DO THIS: Filter the records for lines holding the string "with".

MATERIAL SHOWN:
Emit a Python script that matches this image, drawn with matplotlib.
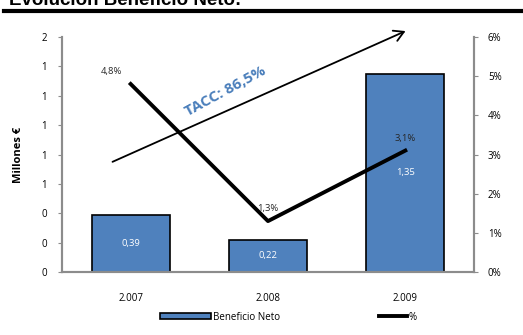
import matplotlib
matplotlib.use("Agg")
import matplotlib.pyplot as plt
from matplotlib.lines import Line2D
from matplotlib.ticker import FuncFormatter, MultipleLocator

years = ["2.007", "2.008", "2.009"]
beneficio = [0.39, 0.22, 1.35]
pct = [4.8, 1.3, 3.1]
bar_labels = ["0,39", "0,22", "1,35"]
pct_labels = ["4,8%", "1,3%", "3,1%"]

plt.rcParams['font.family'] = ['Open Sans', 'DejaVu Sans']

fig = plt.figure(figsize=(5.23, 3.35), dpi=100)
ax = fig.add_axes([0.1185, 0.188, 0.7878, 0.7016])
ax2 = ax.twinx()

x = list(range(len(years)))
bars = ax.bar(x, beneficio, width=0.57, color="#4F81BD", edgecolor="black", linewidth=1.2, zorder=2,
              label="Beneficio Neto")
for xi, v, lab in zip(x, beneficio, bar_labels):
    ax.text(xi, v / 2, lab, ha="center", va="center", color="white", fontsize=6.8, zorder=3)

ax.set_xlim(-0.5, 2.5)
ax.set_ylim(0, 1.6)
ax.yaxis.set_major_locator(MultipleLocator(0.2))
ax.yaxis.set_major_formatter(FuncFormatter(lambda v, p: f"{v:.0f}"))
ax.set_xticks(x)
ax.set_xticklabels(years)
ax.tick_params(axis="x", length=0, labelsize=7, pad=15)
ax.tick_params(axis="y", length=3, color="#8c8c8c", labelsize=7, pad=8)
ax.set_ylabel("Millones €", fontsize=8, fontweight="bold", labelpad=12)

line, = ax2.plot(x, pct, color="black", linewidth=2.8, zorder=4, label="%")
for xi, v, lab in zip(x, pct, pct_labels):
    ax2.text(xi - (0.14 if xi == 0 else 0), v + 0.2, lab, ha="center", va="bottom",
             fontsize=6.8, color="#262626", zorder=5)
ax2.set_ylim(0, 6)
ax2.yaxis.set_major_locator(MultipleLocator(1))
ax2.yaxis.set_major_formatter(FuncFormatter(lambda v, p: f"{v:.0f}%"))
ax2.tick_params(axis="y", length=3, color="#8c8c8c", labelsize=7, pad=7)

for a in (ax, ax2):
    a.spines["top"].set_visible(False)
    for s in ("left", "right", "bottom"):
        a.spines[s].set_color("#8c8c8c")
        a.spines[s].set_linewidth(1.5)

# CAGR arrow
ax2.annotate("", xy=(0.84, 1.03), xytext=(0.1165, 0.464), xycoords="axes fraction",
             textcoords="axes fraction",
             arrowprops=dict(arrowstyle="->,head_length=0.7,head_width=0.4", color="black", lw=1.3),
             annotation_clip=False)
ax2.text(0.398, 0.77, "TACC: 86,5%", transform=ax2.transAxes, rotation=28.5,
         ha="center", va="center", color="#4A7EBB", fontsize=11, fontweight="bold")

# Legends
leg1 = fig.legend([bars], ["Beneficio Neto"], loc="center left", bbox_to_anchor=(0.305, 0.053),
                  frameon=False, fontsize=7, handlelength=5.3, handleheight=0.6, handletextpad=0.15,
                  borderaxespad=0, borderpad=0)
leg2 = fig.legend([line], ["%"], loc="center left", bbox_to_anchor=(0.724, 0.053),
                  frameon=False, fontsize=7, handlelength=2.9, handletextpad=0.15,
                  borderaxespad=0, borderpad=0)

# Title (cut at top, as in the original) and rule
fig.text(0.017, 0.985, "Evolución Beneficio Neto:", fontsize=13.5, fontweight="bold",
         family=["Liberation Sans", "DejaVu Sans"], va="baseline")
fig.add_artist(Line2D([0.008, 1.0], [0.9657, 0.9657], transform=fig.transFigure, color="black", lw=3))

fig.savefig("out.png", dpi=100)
---
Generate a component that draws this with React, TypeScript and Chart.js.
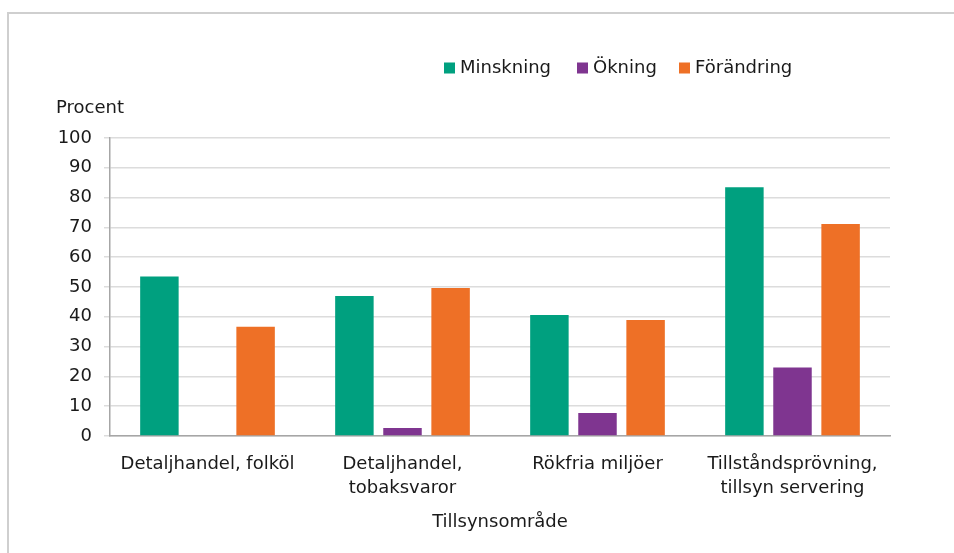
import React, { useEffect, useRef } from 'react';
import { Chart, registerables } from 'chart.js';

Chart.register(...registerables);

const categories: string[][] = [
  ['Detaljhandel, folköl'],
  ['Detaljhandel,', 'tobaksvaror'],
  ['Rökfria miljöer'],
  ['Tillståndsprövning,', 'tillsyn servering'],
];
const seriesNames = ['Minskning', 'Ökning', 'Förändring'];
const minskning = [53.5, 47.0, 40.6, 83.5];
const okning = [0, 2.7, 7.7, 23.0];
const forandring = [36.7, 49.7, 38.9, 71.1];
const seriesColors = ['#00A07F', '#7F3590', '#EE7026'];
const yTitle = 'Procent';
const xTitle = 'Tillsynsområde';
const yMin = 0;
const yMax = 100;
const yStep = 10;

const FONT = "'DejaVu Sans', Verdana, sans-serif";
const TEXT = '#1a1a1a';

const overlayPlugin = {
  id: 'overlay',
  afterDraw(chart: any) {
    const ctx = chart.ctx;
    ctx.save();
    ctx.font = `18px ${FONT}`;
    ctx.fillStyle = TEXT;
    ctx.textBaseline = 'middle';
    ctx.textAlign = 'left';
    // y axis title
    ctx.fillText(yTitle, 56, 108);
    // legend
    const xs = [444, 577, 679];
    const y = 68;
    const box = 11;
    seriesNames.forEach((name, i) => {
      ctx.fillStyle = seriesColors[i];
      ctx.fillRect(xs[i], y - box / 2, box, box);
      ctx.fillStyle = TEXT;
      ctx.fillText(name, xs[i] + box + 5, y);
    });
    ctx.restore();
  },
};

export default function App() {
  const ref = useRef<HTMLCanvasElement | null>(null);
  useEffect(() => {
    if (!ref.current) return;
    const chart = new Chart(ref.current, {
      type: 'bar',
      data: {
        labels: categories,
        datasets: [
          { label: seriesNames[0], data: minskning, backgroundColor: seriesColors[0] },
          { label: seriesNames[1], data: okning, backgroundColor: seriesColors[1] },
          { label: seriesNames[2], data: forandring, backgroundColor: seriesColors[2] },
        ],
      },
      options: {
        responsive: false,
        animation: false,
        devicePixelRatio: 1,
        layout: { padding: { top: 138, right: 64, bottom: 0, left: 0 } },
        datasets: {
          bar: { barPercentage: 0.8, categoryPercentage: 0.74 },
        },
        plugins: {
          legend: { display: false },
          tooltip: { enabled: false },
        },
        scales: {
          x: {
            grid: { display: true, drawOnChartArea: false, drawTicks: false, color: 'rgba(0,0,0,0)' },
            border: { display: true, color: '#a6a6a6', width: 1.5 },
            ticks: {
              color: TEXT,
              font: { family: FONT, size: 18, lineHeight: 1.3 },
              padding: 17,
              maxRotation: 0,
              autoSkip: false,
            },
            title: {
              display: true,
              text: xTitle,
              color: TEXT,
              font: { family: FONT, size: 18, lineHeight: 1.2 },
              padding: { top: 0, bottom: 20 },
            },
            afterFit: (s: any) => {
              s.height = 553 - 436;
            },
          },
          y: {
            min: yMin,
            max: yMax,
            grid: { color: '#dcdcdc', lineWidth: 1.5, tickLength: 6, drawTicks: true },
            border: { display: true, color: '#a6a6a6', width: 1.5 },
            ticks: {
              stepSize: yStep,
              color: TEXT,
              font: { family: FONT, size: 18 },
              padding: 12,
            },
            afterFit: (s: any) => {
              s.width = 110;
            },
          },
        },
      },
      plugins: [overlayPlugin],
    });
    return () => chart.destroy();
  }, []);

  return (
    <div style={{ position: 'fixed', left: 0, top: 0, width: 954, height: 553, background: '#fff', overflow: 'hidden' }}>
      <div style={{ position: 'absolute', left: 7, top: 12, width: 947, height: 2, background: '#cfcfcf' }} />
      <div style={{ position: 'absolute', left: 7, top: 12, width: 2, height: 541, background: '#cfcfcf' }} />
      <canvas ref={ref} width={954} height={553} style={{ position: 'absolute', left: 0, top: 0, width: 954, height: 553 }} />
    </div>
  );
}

RESULT BELOW:
Emit a Python script that matches this image, drawn with matplotlib.
Generate a component that draws this with React, TypeScript and Chart.js.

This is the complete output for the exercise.